Y, por más que el recuerdo de la pernoctación sea muy importante para la percepción del viajero, es la hostelería quien determina la valoración final del viaje, el resultado positivo o la decisión de no volver jamás. Pero son todavía muchos los hosteleros que apenas consideran esta función de embajador de su entorno. Quizá crean, equivocadamente, que el maltrato al forastero apenas redundará en su cuenta de resultados –«total, ese no volverá más»−, pero con toda seguridad lo hará en la de sus vecinos, además de la imagen de la localidad.

Aunque gocemos de una restauración a la medida de nuestras posibilidades, especialmente las económicas, pocos son quienes piensan y actúan pensando en el foráneo. Se trata, por supuesto, de ofrecer un mínimo nivel de inglés –o desenvolverse con soltura en el lenguaje gestual−, de entender que sus costumbres no son las nuestras, que no tienen por qué conocer el ternasco o la borraja, o saber que aquí el penalti es más que un lance de fútbol. Y, por supuesto, tener alguna carta en francés e inglés.

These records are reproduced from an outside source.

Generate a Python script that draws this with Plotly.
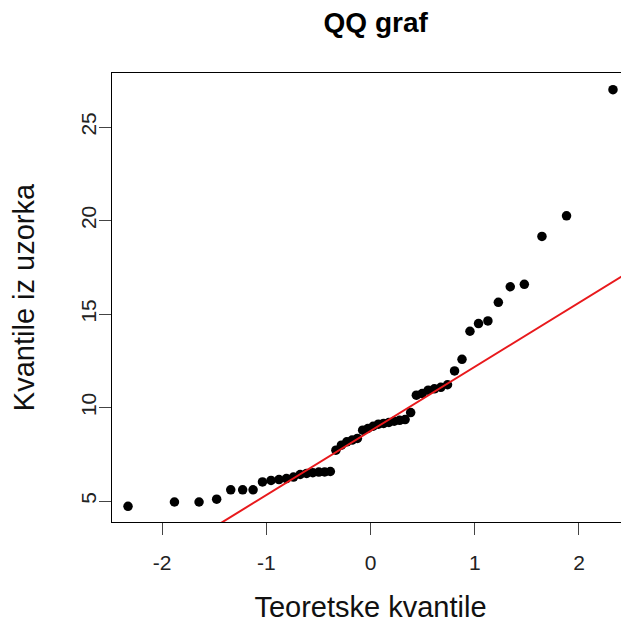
import numpy as np
import plotly.graph_objects as go

# theoretical normal quantiles, qnorm(ppoints(50))
teor_kvantile = [
    -2.3263, -1.8808, -1.6449, -1.4758, -1.3408, -1.2265, -1.1264, -1.0364,
    -0.9542, -0.8779, -0.8064, -0.7388, -0.6745, -0.6128, -0.5534, -0.4959,
    -0.4399, -0.3853, -0.3319, -0.2793, -0.2275, -0.1764, -0.1257, -0.0753,
    -0.0251, 0.0251, 0.0753, 0.1257, 0.1764, 0.2275, 0.2793, 0.3319,
    0.3853, 0.4399, 0.4959, 0.5534, 0.6128, 0.6745, 0.7388, 0.8064,
    0.8779, 0.9542, 1.0364, 1.1264, 1.2265, 1.3408, 1.4758, 1.6449,
    1.8808, 2.3263,
]

# sorted sample values
uzorak = [
    4.72, 4.95, 4.95, 5.10, 5.60, 5.60, 5.60, 6.02, 6.10, 6.15,
    6.20, 6.28, 6.42, 6.48, 6.52, 6.55, 6.56, 6.58, 7.72, 7.99,
    8.17, 8.26, 8.35, 8.79, 8.88, 9.00, 9.11, 9.15, 9.20, 9.27,
    9.32, 9.36, 9.73, 10.66, 10.75, 10.93, 11.00, 11.08, 11.22, 11.96,
    12.58, 14.08, 14.49, 14.63, 15.63, 16.46, 16.59, 19.15, 20.25, 27.00,
]

x_tick_vals = [-2, -1, 0, 1, 2]
y_tick_vals = [5, 10, 15, 20, 25]

# qqline: line through the 1st and 3rd quartiles
q_uz = np.percentile(uzorak, [25, 75])
q_teor = np.array([-0.6745, 0.6745])
slope = (q_uz[1] - q_uz[0]) / (q_teor[1] - q_teor[0])
intercept = q_uz[0] - slope * q_teor[0]

x_range = [-2.48, 2.48]
y_range = [3.88, 27.89]
line_x = np.array(x_range)
line_y = intercept + slope * line_x

font = "Liberation Sans, Arial, sans-serif"

fig = go.Figure()
fig.add_trace(go.Scatter(
    x=teor_kvantile, y=uzorak, mode="markers",
    marker=dict(color="black", size=9.5),
    showlegend=False,
))
fig.add_trace(go.Scatter(
    x=line_x, y=line_y, mode="lines",
    line=dict(color="#e8191c", width=2),
    showlegend=False,
))

axis_common = dict(
    showgrid=False, zeroline=False,
    showline=True, linecolor="black", linewidth=1, mirror=True,
    ticks="outside", ticklen=12, tickwidth=1, tickcolor="#444",
    tickfont=dict(family=font, size=21, color="#222"),
)

# the page body has an 8px margin, so the figure is sized to sit inside it
fig.update_layout(
    width=621, height=616,
    paper_bgcolor="white", plot_bgcolor="white",
    margin=dict(l=104, r=0, t=65, b=102),
    title=dict(
        text="<b>QQ graf</b>", font=dict(family=font, size=28, color="black"),
        x=0.51, xref="paper", xanchor="center",
        y=0.977, yref="container", yanchor="middle",
    ),
    xaxis=dict(
        range=x_range, tickvals=x_tick_vals, ticktext=["-2", "-1", "0", "1", "2"],
        title=dict(text="Teoretske kvantile", font=dict(family=font, size=29, color="#111"), standoff=23),
        ticklabelstandoff=10,
        **axis_common,
    ),
    yaxis=dict(
        range=y_range, tickvals=y_tick_vals, tickangle=-90,
        title=dict(text="Kvantile iz uzorka", font=dict(family=font, size=29, color="#111"), standoff=34),
        ticklabelstandoff=-5,
        **axis_common,
    ),
)

fig.write_html("out.html")
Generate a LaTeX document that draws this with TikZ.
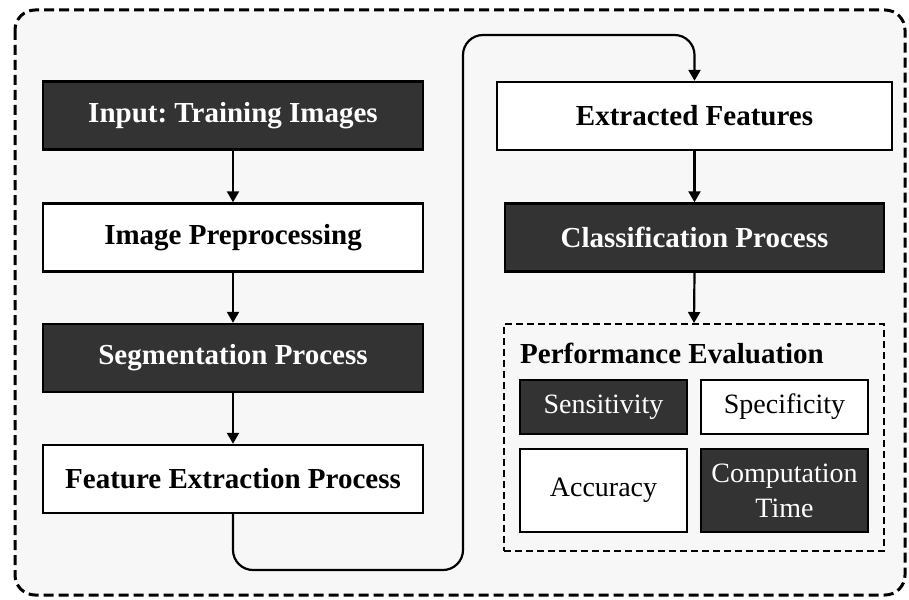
\documentclass[tikz,border=0pt]{standalone}
\usepackage{fontspec}
\setmainfont{Liberation Serif}
\usepackage{tikz}
\usetikzlibrary{arrows.meta}
\frenchspacing

\definecolor{boxdark}{HTML}{333333}
\definecolor{panel}{HTML}{F7F7F7}

\tikzset{
  stage/.style={shape=rectangle,draw=black,line width=2.4pt,fill=white,
    minimum width=380pt,minimum height=68pt,inner sep=0pt,
    font=\fontsize{29}{34}\selectfont\bfseries},
  darkstage/.style={stage,fill=boxdark,text=white},
  metric/.style={shape=rectangle,draw=black,line width=2.2pt,fill=white,
    minimum width=167pt,inner sep=0pt,align=center,
    font=\fontsize{28}{35}\selectfont},
  darkmetric/.style={metric,fill=boxdark,text=white},
  link/.style={-{Triangle[length=11pt,width=12pt]},line width=2.2pt}
}

\begin{document}
\begin{tikzpicture}[x=1pt,y=-1pt]
\useasboundingbox (0,0) rectangle (909,599);
\draw[line width=3pt,dash pattern=on 10pt off 5pt,rounded corners=20pt,fill=panel] (15,10) rectangle (905,595);

\node[darkstage] (inp) at (233,115.5) {Input: Training Images};
\node[stage] (pre) at (233,237.5) {Image Preprocessing};
\node[darkstage] (seg) at (233,358) {Segmentation Process};
\node[stage] (fex) at (233,479) {Feature Extraction Process};

\node[stage,minimum width=395pt] (ext) at (694.5,116) {Extracted Features};
\node[darkstage,minimum width=379pt] (cls) at (694.5,237.5) {Classification Process};

\node[shape=rectangle,draw=black,line width=2pt,dash pattern=on 7pt off 4pt,
  minimum width=380pt,minimum height=227pt] (perf) at (694,437.5) {};
\node[anchor=west,inner sep=0pt,font=\fontsize{29}{34}\selectfont\bfseries] (ttl) at (520,353) {Performance Evaluation};
\node[darkmetric,minimum height=54pt] (sen) at (603.5,407) {Sensitivity};
\node[metric,minimum height=54pt] (spe) at (784.5,407) {Specificity};
\node[metric,minimum height=83pt] (acc) at (603.5,490.5) {Accuracy};
\node[darkmetric,minimum height=83pt] (cmp) at (784.5,490.5) {Computation\\Time};

\coordinate (lpb) at (463,570);
\coordinate (lpt) at (463,35);

\path [link] (inp) edge (pre);
\path [link] (pre) edge (seg);
\path [link] (seg) edge (fex);
\draw [link,rounded corners=20pt] (fex.south) |- (lpb) -- (lpt) -| (ext.north);
\path [link] (ext) edge (cls);
\path [link] (cls.south) edge (perf.north);
\end{tikzpicture}
\end{document}
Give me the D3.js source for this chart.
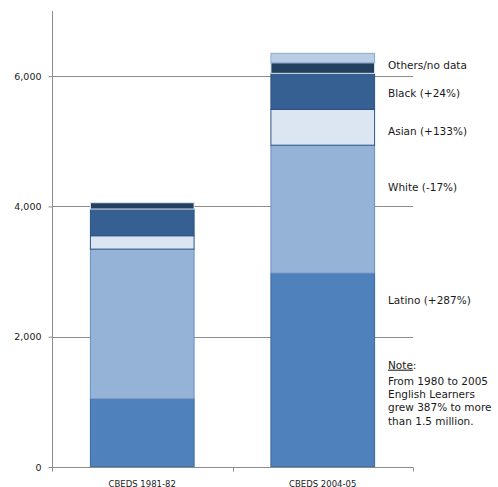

Piensen simplemente en cómo les tratan cuando viajan, en los recuerdos que les evocan los bares y restaurantes que visitó. Aproveche el fervor religioso de estos días para recordar la máxima de no quieras para los otros lo que no desees para ti.

De lo contrario, como ya pasa en otros lugares en ocasiones señaladas, tendremos que abrir nuestras cocinas para atender a los visitantes. Y también nos gusta salir a la calle.